At long last I have confirmed the following facts: we have a collection of iid RVs $X_1, X_2,\dots$ with finite means and variances, so we can happily apply the standard CLT to conclude

$$ \frac{\bar X_n - \mu_n}{\sqrt n} \stackrel{\text d}\to \mathcal N(0, \sigma^2). $$

Now as for how good this is, you'll probably want to do some simulations. Also I'm not saying this is actually a good model.


I'll check my math with the following simulation:

theta <- .76
a <- 5.4
b <- 1.2
n <- 1e6

set.seed(42)
z <- rbinom(n, 1, theta)
x <- numeric(n)
x[z==1] <- rgamma(sum(z), shape=a, rate=b)

hist(x, main="Zero inflated Gamma simulations")

mean(x)
theta * a / b  # agrees

mean(x^2)
theta * a * (1 + a) / b^2  # agrees

enter image description here

Also note that I'm not using a KDE to show the distribution like (it looks like) you are. Those typically aren't appropriate for distributions that have a point mass like this.
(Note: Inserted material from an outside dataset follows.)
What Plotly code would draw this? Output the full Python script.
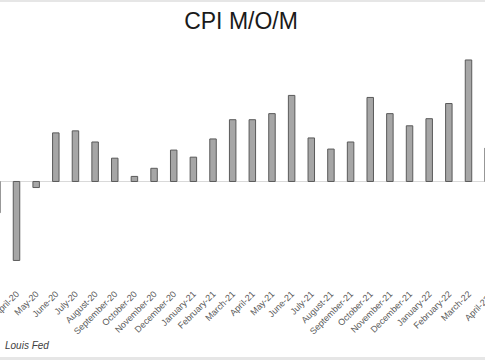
import plotly.graph_objects as go

months = ["March-20", "April-20", "May-20", "June-20", "July-20", "August-20",
          "September-20", "October-20", "November-20", "December-20",
          "January-21", "February-21", "March-21", "April-21", "May-21", "June-21",
          "July-21", "August-21", "September-21", "October-21", "November-21",
          "December-21", "January-22", "February-22", "March-22", "April-22"]
cpi_mom = [-0.31, -0.78, -0.06, 0.48, 0.50, 0.39, 0.23, 0.05, 0.13, 0.31,
           0.24, 0.42, 0.61, 0.61, 0.67, 0.85, 0.43, 0.32, 0.39, 0.83, 0.67,
           0.55, 0.62, 0.77, 1.20, 0.33]
source_text = "Louis Fed"

W, H = 485, 360
mt, mb = 45, 78
ph = H - mt - mb
xr = [0.16, 24.84]
fig = go.Figure()
fig.add_trace(go.Bar(
    x=months, y=cpi_mom, width=0.33,
    marker=dict(color="#a6a6a6", line=dict(color="#5a5a5a", width=1)),
))

last_idx = len(months) - 1
fig.update_layout(
    width=W, height=H,
    margin=dict(l=0, r=0, t=mt, b=mb, autoexpand=False),
    paper_bgcolor="white", plot_bgcolor="white",
    showlegend=False,
    font=dict(family="Liberation Sans, Arial, sans-serif", color="#595959"),
    title=dict(text="CPI M/O/M", x=0.497, xanchor="center",
               y=1 - 21 / H, yanchor="middle", automargin=False,
               font=dict(size=23, color="#1a1a1a")),
    xaxis=dict(type="category", range=xr, showgrid=False,
               showline=False, ticks="", tickangle=-45, automargin=False,
               ticklabelstandoff=4,
               tickfont=dict(size=9, color="#595959")),
    yaxis=dict(range=[-0.993, 1.348], showgrid=False, showticklabels=False,
               zeroline=True, zerolinecolor="#d9d9d9", zerolinewidth=1,
               showline=False, automargin=False),
    annotations=[
        dict(text="<i>" + source_text + "</i>", xref="paper", yref="paper",
             x=3 / W, y=-(345 - (H - mb)) / ph,
             xanchor="left", yanchor="middle", showarrow=False,
             font=dict(size=10, color="#404040")),
        dict(text=months[-1], xref="paper", yref="paper",
             x=(last_idx - xr[0]) / (xr[1] - xr[0]),
             y=0, yshift=-9, xshift=7, xanchor="right", yanchor="top",
             textangle=-45, showarrow=False,
             font=dict(size=9, color="#595959")),
    ],
    shapes=[
        dict(type="rect", xref="paper", yref="paper", x0=0, x1=1,
             y0=1 + (mt - 2) / ph, y1=1 + mt / ph,
             fillcolor="#e6e6e6", line=dict(width=0)),
        dict(type="rect", xref="paper", yref="paper", x0=0, x1=1,
             y0=-(H - (H - mb)) / ph, y1=-(357 - (H - mb)) / ph,
             fillcolor="#e6e6e6", line=dict(width=0)),
    ],
)

fig.write_html(
    "out.html",
    config={"displayModeBar": False},
    post_script="document.body.style.margin='0';document.body.style.padding='0';"
                "document.body.style.overflow='hidden';",
)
Plus if you're using one that puts a mini gaussian at each data point then it's implicitly assumed that the support is all of $\mathbb R$ so you can also get positive probability on impossible areas like you did.

If you choose to use this model and want to estimate the parameters, the EM algorithm is the usual way to go.

In this case though there's no doubt as to which class a particular $X_i$ belongs as if $X_i = 0$ then $Z_i = 0$ almost surely. So you can do

mean(x > 0)  # compare with theta

mu.x <- mean(x[x > 0])
s2.x <- var(x[x > 0])
(b.hat <- mu.x / s2.x)
(a.hat <- mu.x^2 / s2.x)

and these agree. But I have a massive sample size and $\theta$ isn't particularly close to $0$ or $1$ here so it's not impressive to be so accurate with this conditional approach.